The defence in favor of private interpretation of the Bible usually rests in the assumption of God's goodness, who must needs furnish an inward light to man lest he go wrong in his search after truth. But God's goodness gives you a guide, well accredited with testimonials from Himself, against whose efficiency the inward light compares like a rush-light against the sun.
The red cross of the Alpine Club marks the safe passage down the rocky mountain paths of Switzerland. We recognize the stones which are landmarks because they bear the conventional sign of an authorized body of mountaineers. They lead our way, and we follow without hesitation. But if the mark of the red cross of the Alpine Club were not visible, if we had to trust to the inward light or to our instinct to guide us, we should run the risk of losing our way and lives, though the stones which marked the path of former travellers are still there.
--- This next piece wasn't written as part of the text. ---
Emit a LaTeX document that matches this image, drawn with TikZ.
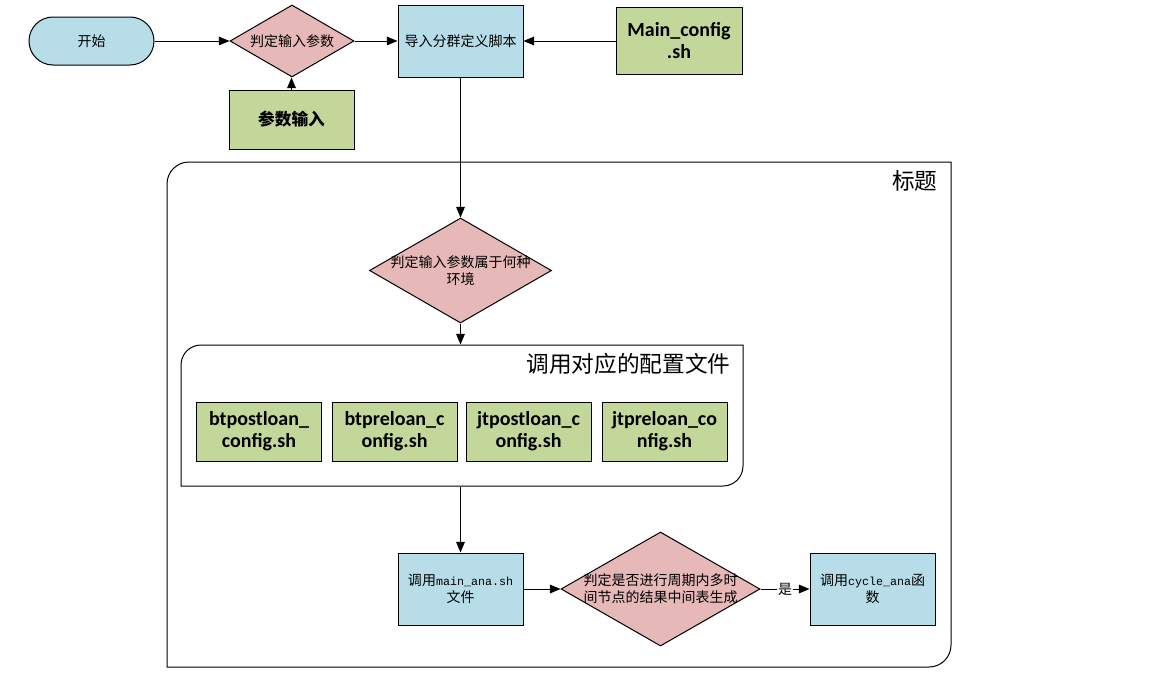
\documentclass[tikz,border=0pt]{standalone}
\usepackage{fontspec}
\setmainfont{Noto Sans CJK SC}
\setmonofont{Liberation Mono}
\newfontfamily\calfont{Carlito}
\usetikzlibrary{arrows.meta,shapes.geometric}
\definecolor{procblue}{HTML}{B7DDE8}
\definecolor{decpink}{HTML}{E6B8B7}
\definecolor{filegreen}{HTML}{C4D79B}

\begin{document}
\begin{tikzpicture}[x=0.75pt,y=-0.75pt,line width=0.75pt,
  shapebox/.style={draw=black, inner sep=0pt, align=center,
    minimum width=93.75pt, minimum height=54pt},
  procbox/.style={shapebox, fill=procblue, font=\fontsize{10.5pt}{12.75pt}\selectfont},
  filebox/.style={shapebox, fill=filegreen, minimum height=44.25pt,
    font=\calfont\bfseries\fontsize{15pt}{16.5pt}\selectfont},
  decide/.style={diamond, draw=black, fill=decpink, inner sep=0pt},
  dectext/.style={align=center, inner sep=0pt, font=\fontsize{10.5pt}{12.75pt}\selectfont},
  arr/.style={-{Triangle[length=8pt,width=6.5pt]}},
  grouptitle/.style={anchor=east, inner sep=0pt, font=\fontsize{17pt}{20pt}\selectfont}
]
\useasboundingbox (0,0) rectangle (1152,678);

% outer group frame: rounded top-left and bottom-right corners
\draw[fill=white] (189,162) -- (951,162) -- (951,645)
  .. controls (951,657.15) and (941.15,667) .. (929,667) -- (167,667) -- (167,184)
  .. controls (167,171.85) and (176.85,162) .. (189,162) -- cycle;
\node[grouptitle] (outertitle) at (938,181) {标题};

% inner group frame holding the config files
\node[minimum width=421.5pt, minimum height=105.75pt, inner sep=0pt] (inner) at (462,415.5) {};
\draw[fill=white] (201,345) -- (743,345) -- (743,466)
  .. controls (743,477.05) and (734.05,486) .. (723,486) -- (181,486) -- (181,365)
  .. controls (181,353.95) and (189.95,345) .. (201,345) -- cycle;
\node[grouptitle] (innertitle) at (731,364) {调用对应的配置文件};

% top row
\node[procbox, rounded corners=18pt, minimum width=93.75pt, minimum height=36pt] (start) at (91.5,41) {开始};
\node[decide, minimum width=93pt, minimum height=54pt] (d1) at (292,41) {};
\node[dectext] (d1text) at (d1.center) {判定输入参数};
\node[filebox, font=\bfseries\fontsize{12.5pt}{15pt}\selectfont] (param) at (291.5,119.5) {参数输入};
\node[procbox] (load) at (460.5,41) {导入分群定义脚本};
\node[filebox, minimum width=94.5pt, minimum height=50.25pt] (mainconf) at (679,41) {Main\_config\\.sh};

% environment decision
\node[decide, minimum width=136.5pt, minimum height=78.75pt] (d2) at (460.5,270.5) {};
\node[dectext] (d2text) at (d2.center) {判定输入参数属于何种\\环境};

% config files
\node[filebox] (cfg1) at (259,431.5) {btpostloan\_\\config.sh};
\node[filebox] (cfg2) at (394.5,431.5) {btpreloan\_c\\onfig.sh};
\node[filebox] (cfg3) at (528.5,431.5) {jtpostloan\_c\\onfig.sh};
\node[filebox] (cfg4) at (664.5,431.5) {jtpreloan\_co\\nfig.sh};

% bottom row
\node[procbox] (ana) at (460.5,589) {调用{\ttfamily\fontsize{8.75pt}{10pt}\selectfont main\_ana.sh}\\文件};
\node[decide, minimum width=149.25pt, minimum height=85.5pt] (d3) at (660.5,589) {};
\node[dectext] (d3text) at (d3.center) {判定是否进行周期内多时\\间节点的结果中间表生成};
\node[procbox] (cycle) at (872.5,589) {调用{\ttfamily\fontsize{8.75pt}{10pt}\selectfont cycle\_ana}函\\数};

% connectors
\draw[arr] (start.east) -- (d1.west);
\draw[arr] (param.north) -- (param.north |- d1.south);
\draw[arr] (d1.east) -- (load.west);
\draw[arr] (mainconf.west) -- (load.east);
\draw[arr] (load.south) -- (load.south |- d2.north);
\draw[arr] (d2.south) -- (d2.south |- inner.north);
\draw[arr] (inner.south -| ana.north) -- (ana.north);
\draw[arr] (ana.east) -- (d3.west);
\draw[arr] (d3.east) -- node[fill=white, inner sep=1pt, font=\fontsize{10.5pt}{12pt}\selectfont] (yes) {是} (cycle.west);
\end{tikzpicture}
\end{document}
Nor does it seem according to the divine wisdom to give man a written law and then to leave him to Himself for its interpretation. No other written law was ever given under such conditions by or to man. It would frustrate the fundamental purpose of any written law to allow the individual to interpret it, because it would lead to contradictions and confusion, which it is the very object of laws to prevent. That the divine Law, in its written form, is no exception to this rule is proved from the effects of the theory of private interpretation, which have grown into a history of many sects, conscientiously protesting one against the other because of the inferences which each draws from the one sacred code of Christian law and doctrine. Thus the written word of God would frustrate its own manifest purpose, nay, give occasion to a thousand justifications of separation and hostility, which its fundamental canon, charity in the union of Christ, expressly forbids.
What other conclusion, therefore, remains than to accept the warning of St. Peter, Prince of the Apostles, who, speaking of the reading of the Sacred Scriptures, wishes the converts to understand "this, first, that no prophecy of Scripture is made by private interpretation,"[1] because "the holy men of God spoke, inspired by the Holy Ghost" (II. Pet. i. 20, 21).
And this disposes, in the mind of the sincere Christian, of all the theories of interpretation advanced by rationalist and naturalist philosophers, who render their arguments a trifle more consistent than Protestants by denying from the outset the divine inspiration of the Sacred Scriptures.